* Data lines:
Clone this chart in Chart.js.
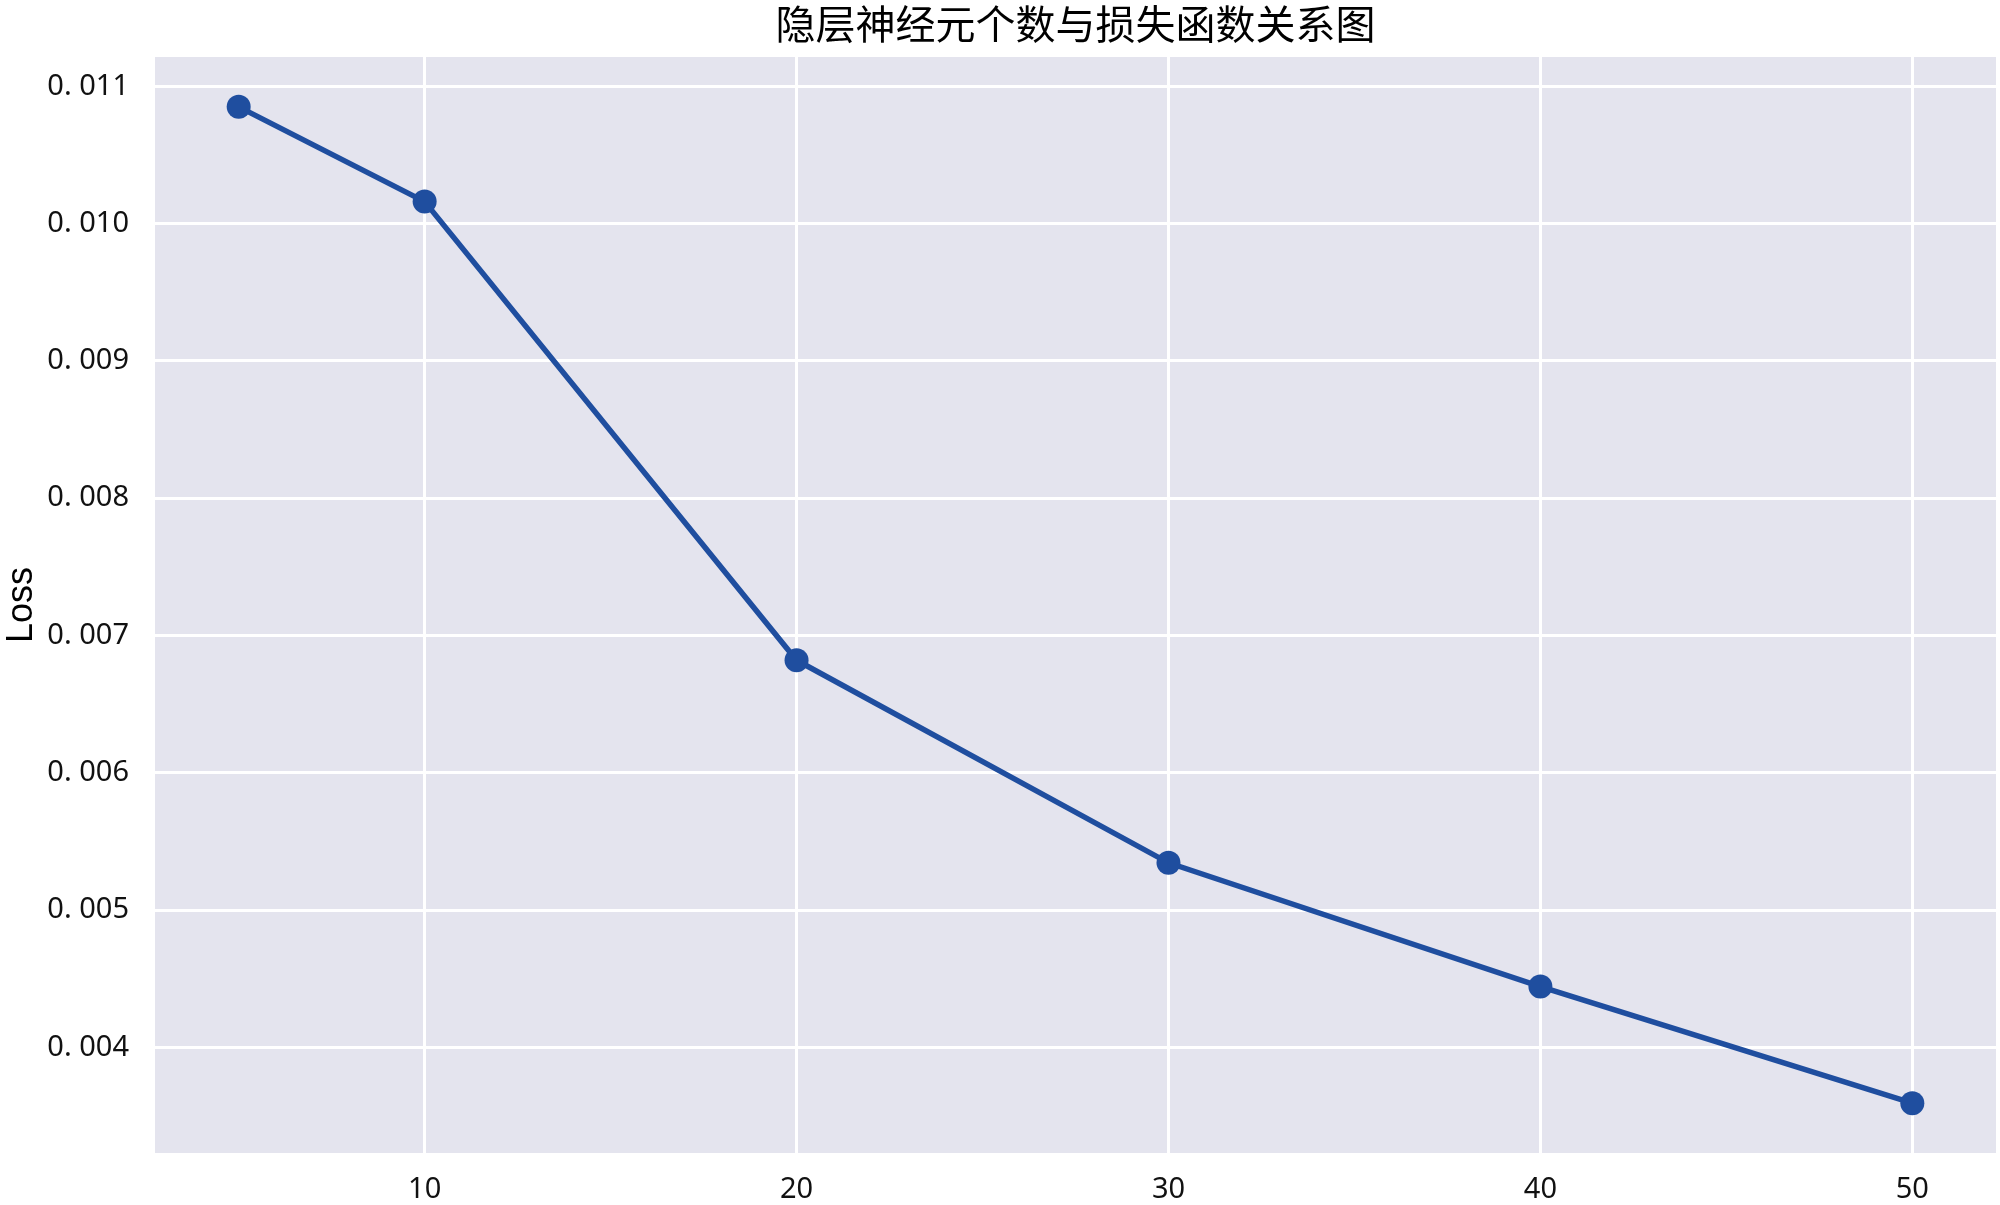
<!DOCTYPE html>
<html>
<head>
<meta charset="utf-8">
<script src="https://cdn.jsdelivr.net/npm/chart.js@4/dist/chart.umd.min.js"></script>
<style>
  html, body { margin: 0; padding: 0; background: #fff; }
  #wrap { width: 2000px; height: 1205px; }
</style>
</head>
<body>
<div id="wrap"><canvas id="lossChart" width="2000" height="1205"></canvas></div>
<script>
// 隐层神经元个数
const neurons = [5, 10, 20, 30, 40, 50];
// 对应的损失
const lossValues = [0.01085, 0.01016, 0.00682, 0.005345, 0.004444, 0.003595];
// 刻度
const xTicks = [10, 20, 30, 40, 50];
const yTicks = [0.004, 0.005, 0.006, 0.007, 0.008, 0.009, 0.010, 0.011];

const tickFont = { family: "'Noto Sans', sans-serif", size: 29 };

// 画图区背景
const plotBg = {
  id: "plotBg",
  beforeDraw(chart) {
    const a = chart.chartArea;
    const ctx = chart.ctx;
    ctx.save();
    ctx.fillStyle = "#E4E4EE";
    ctx.fillRect(a.left, a.top, a.right - a.left, a.bottom - a.top);
    ctx.restore();
  },
};

const config = {
  type: "line",
  data: {
    datasets: [
      {
        label: "Loss",
        data: neurons.map((n, i) => ({ x: n, y: lossValues[i] })),
        borderColor: "#1F4E9F",
        backgroundColor: "#1F4E9F",
        borderWidth: 5.5,
        pointRadius: 12,
        pointHoverRadius: 12,
        pointBorderWidth: 0,
        tension: 0,
      },
    ],
  },
  options: {
    responsive: false,
    animation: false,
    layout: { autoPadding: false, padding: { left: 0, right: 4, top: 0, bottom: 0 } },
    plugins: {
      legend: { display: false },
      tooltip: { enabled: false },
      title: {
        display: true,
        fullSize: false,
        text: "隐层神经元个数与损失函数关系图",
        color: "#000",
        font: { family: "'Noto Sans CJK SC', sans-serif", size: 40, weight: "normal" },
        padding: { top: 0, bottom: 9 },
      },
    },
    scales: {
      x: {
        type: "linear",
        min: 2.75,
        max: 52.25,
        afterBuildTicks: (axis) => {
          axis.ticks = xTicks.map((v) => ({ value: v }));
        },
        afterFit: (axis) => {
          axis.height = 52;
        },
        border: { display: false },
        grid: { color: "#fff", lineWidth: 3, drawTicks: false },
        ticks: {
          color: "#111",
          font: tickFont,
          padding: 19,
          maxRotation: 0,
          callback: (v) => String(v),
        },
      },
      y: {
        type: "linear",
        min: 0.003232,
        max: 0.011213,
        afterBuildTicks: (axis) => {
          axis.ticks = yTicks.map((v) => ({ value: v }));
        },
        afterFit: (axis) => {
          axis.width = 155;
        },
        border: { display: false },
        grid: { color: "#fff", lineWidth: 3, drawTicks: false },
        title: {
          display: true,
          text: "Loss",
          color: "#000",
          font: { family: "'Liberation Sans', 'Noto Sans', sans-serif", size: 36 },
          padding: { top: 0, bottom: 0 },
        },
        ticks: {
          color: "#111",
          font: tickFont,
          padding: 26,
          callback: (v) => v.toFixed(3).replace(".", ". "),
        },
      },
    },
  },
  plugins: [plotBg],
};

const lossChart = new Chart(document.getElementById("lossChart"), config);
</script>
</body>
</html>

* Short exercise: Copy all the data exactly as written, but skip any picture.

* The reply:
Clone this chart in Chart.js.
<!DOCTYPE html>
<html>
<head>
<meta charset="utf-8">
<script src="https://cdn.jsdelivr.net/npm/chart.js@4/dist/chart.umd.min.js"></script>
<style>
  html, body { margin: 0; padding: 0; background: #fff; }
  #wrap { width: 2000px; height: 1205px; }
</style>
</head>
<body>
<div id="wrap"><canvas id="lossChart" width="2000" height="1205"></canvas></div>
<script>
// 隐层神经元个数
const neurons = [5, 10, 20, 30, 40, 50];
// 对应的损失
const lossValues = [0.01085, 0.01016, 0.00682, 0.005345, 0.004444, 0.003595];
// 刻度
const xTicks = [10, 20, 30, 40, 50];
const yTicks = [0.004, 0.005, 0.006, 0.007, 0.008, 0.009, 0.010, 0.011];

const tickFont = { family: "'Noto Sans', sans-serif", size: 29 };

// 画图区背景
const plotBg = {
  id: "plotBg",
  beforeDraw(chart) {
    const a = chart.chartArea;
    const ctx = chart.ctx;
    ctx.save();
    ctx.fillStyle = "#E4E4EE";
    ctx.fillRect(a.left, a.top, a.right - a.left, a.bottom - a.top);
    ctx.restore();
  },
};

const config = {
  type: "line",
  data: {
    datasets: [
      {
        label: "Loss",
        data: neurons.map((n, i) => ({ x: n, y: lossValues[i] })),
        borderColor: "#1F4E9F",
        backgroundColor: "#1F4E9F",
        borderWidth: 5.5,
        pointRadius: 12,
        pointHoverRadius: 12,
        pointBorderWidth: 0,
        tension: 0,
      },
    ],
  },
  options: {
    responsive: false,
    animation: false,
    layout: { autoPadding: false, padding: { left: 0, right: 4, top: 0, bottom: 0 } },
    plugins: {
      legend: { display: false },
      tooltip: { enabled: false },
      title: {
        display: true,
        fullSize: false,
        text: "隐层神经元个数与损失函数关系图",
        color: "#000",
        font: { family: "'Noto Sans CJK SC', sans-serif", size: 40, weight: "normal" },
        padding: { top: 0, bottom: 9 },
      },
    },
    scales: {
      x: {
        type: "linear",
        min: 2.75,
        max: 52.25,
        afterBuildTicks: (axis) => {
          axis.ticks = xTicks.map((v) => ({ value: v }));
        },
        afterFit: (axis) => {
          axis.height = 52;
        },
        border: { display: false },
        grid: { color: "#fff", lineWidth: 3, drawTicks: false },
        ticks: {
          color: "#111",
          font: tickFont,
          padding: 19,
          maxRotation: 0,
          callback: (v) => String(v),
        },
      },
      y: {
        type: "linear",
        min: 0.003232,
        max: 0.011213,
        afterBuildTicks: (axis) => {
          axis.ticks = yTicks.map((v) => ({ value: v }));
        },
        afterFit: (axis) => {
          axis.width = 155;
        },
        border: { display: false },
        grid: { color: "#fff", lineWidth: 3, drawTicks: false },
        title: {
          display: true,
          text: "Loss",
          color: "#000",
          font: { family: "'Liberation Sans', 'Noto Sans', sans-serif", size: 36 },
          padding: { top: 0, bottom: 0 },
        },
        ticks: {
          color: "#111",
          font: tickFont,
          padding: 26,
          callback: (v) => v.toFixed(3).replace(".", ". "),
        },
      },
    },
  },
  plugins: [plotBg],
};

const lossChart = new Chart(document.getElementById("lossChart"), config);
</script>
</body>
</html>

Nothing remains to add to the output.